The Clinton County Courthouse is located at 46 South South Street in Wilmington, Ohio. The courthouse is included in the Wilmington Commercial Historic District which was added to the National Register on 1982-10-14.

==History==
Clinton County was established in 1810 with the county seat at Wilmington. The courts met in various locations around town until the courthouse was finished in 1813. The courthouse was undertaken in two phases. The first phase was the masonry, with the contract awarded to Jacob Hale and the second was the wood work awarded to Mr. Sayres from Lebanon. The structure consisted of red brick supported by a stone foundation. A pitched roof rested on a red brick cornice with two chimneys to either side and a central cupola.

By 1837 the county was faced with an expanding population and the need for a larger courthouse. Plans were sought by the county with the plans by John B. Posey, a County Commissioner, being selected. Bids began to be accepted for the construction with the masonry work awarded to John Bush, and the plastering contract going to Thomas & Alfred Shockley and William & Joshua Noble.

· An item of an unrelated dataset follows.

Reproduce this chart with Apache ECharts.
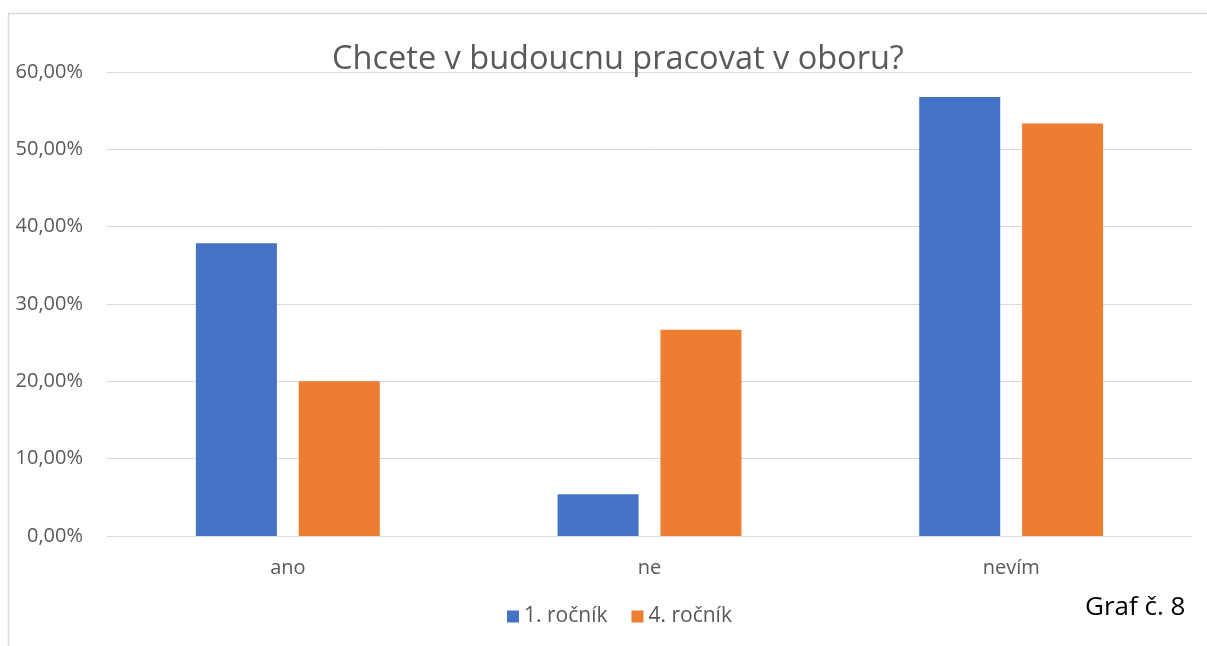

The old courthouse was sold to aid in the construction costs

The new courthouse was completed in 1838 and was built in the Greek Revival style. The rectangular structure had a central entrance framed by four Doric columns supporting an unadorned pediment. This building would last until 1915 when Clinton County passed a resolution declaring a new courthouse was needed. During a competition, the design was awarded to plans submitted by the architectural firm of Weber, Werner & Adkins with a budget of $300,000 allotted to the project. The courthouse was dedicated in 1919 to much ceremony.

==Exterior==

The courthouse somewhat resembles the old U.S. Capitol before the Civil War additions. The rusticated foundation is hidden behind a balustrade that wraps around the entire structure. The ground floor consists of smooth stone and arched windows, each with a decorative keystone. The entrances are accessed by a small recessed portico with three large arches. Above the entrances are four colossal Corinthian columns inside a recessed panel. Rectangular windows spread out on either side of this panel, lighting the various rooms within. An entablature supports the flat roof and a balustrade lines the roof. Instead of a typical dome, the building is crowned by a large dome containing a skylight illuminating the stained-glass window inside.